The bwa-meth paper has been rejected from bioinformatics after the 2nd revision. There was some concern about how I did the comparisons [either inadequate or unfair], for example it was suggested that one was able to get more reads to align using default parameters for bsmap. This is true, see the image at the end of this post where the red dot is the default parameters and the blue is the parameters I chose. Unfortunately, all of the additional alignments with default params are incorrect--this is for simulated data, so it is possible to know the additional reads were aligned off-target.
I think there is value in the comparison presented in the bwa-meth paper, and to my knowledge, it is the most thorough evaluation of BS-Seq read mappers and the only one on genome-wide real data. Regardless of whether you should choose to use bwa-meth, there are some important points (the 2nd is implicit, but you can find it in the code and more on that below):
- If you use a bowtie (1 or 2) backed aligner, you must quality-trim your reads.
- There is great variability in the work required to post-process the output from these into usable data.
- Number of reads mapped is not a useful metric.

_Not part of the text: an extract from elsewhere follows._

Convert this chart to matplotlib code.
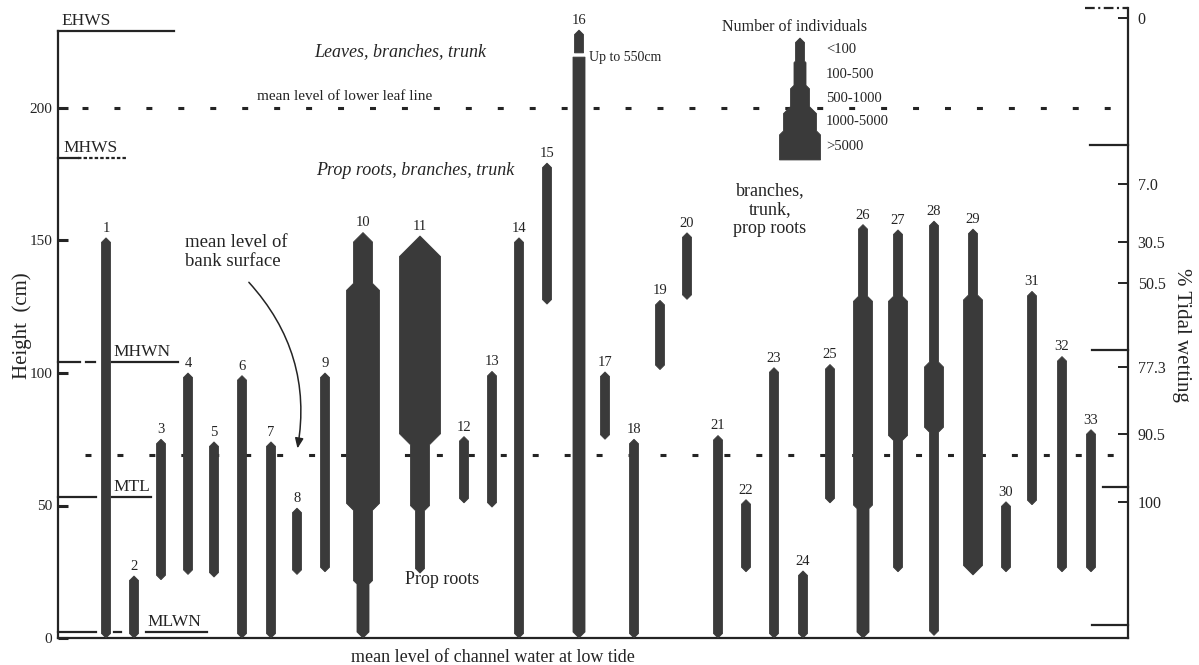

There are a number of things I didn't write in the paper, but that I think are worth mentioning, most are somehow related to the 2nd point above. For example, the output from bsmooth comes in a watson bam and a crick bam, I did coordinate flipping, but it's not clear to me the full set of steps that would be required to make the crick bam usable. (See dpryan's take on it, and my handling of it). For LAST, which, as you can see performs very well, I had to remove the requirement that the reads are paired since it does not set that flag for a lot of true pairs--clearly this could be fixed, but it is an issue. LAST prefers to output MAF, so it is likely that users who perfer that format will have no trouble. For the most part, I tend to use BAM. Since I started writing bwa-meth (which is now some time ago), bismark has greatly improved, adding sorted header output, compressed and BAM output, and mapping quality scores in the most recent version released in the last few days. Bismark, BSMAP, and GSNAP were the aligners that just worked. I am not sure that I have represented bison in its best light as Devon Ryan has shown it to be quite good on the real dataset used in the paper.
Finding the right parameters for 8 aligners is hard, I attempted to find the best case for each aligner (figure below is case-in-point). I welcome any changes in that regard, one advantage of keeping the paper on arXiv is that I can continue to make updates. Although I did a number of searches for the best parameters for other aligners (see this script where I gridded parameters for bismark+bowtie2 to find the best performing), I actually did very little optimization on bwa-meth (thanks to Heng Li for making great software). You can see in the code that I change the parameters from the default, but using the defaults makes a small enough difference that it is probably not noticeable in the ROC plots.
I have asked the editors of bioinformatics if I can make the reviews public as I think they are of interest. Just as it's difficult to do the comparison fairly, it's difficult to review this type of paper, not having an open dialog with reviewers makes this intractable.
The comparisons that I did are reproducible. The entire code is available on github in the bwa-meth repo. For example, you can see the change I made to the code to compare bsmap parameters in the image below in this revision. If you see any errors or any way to improve the performance of the aligners open an issue or send me an email. Oh, and same if you see a way to improve the bwa-meth.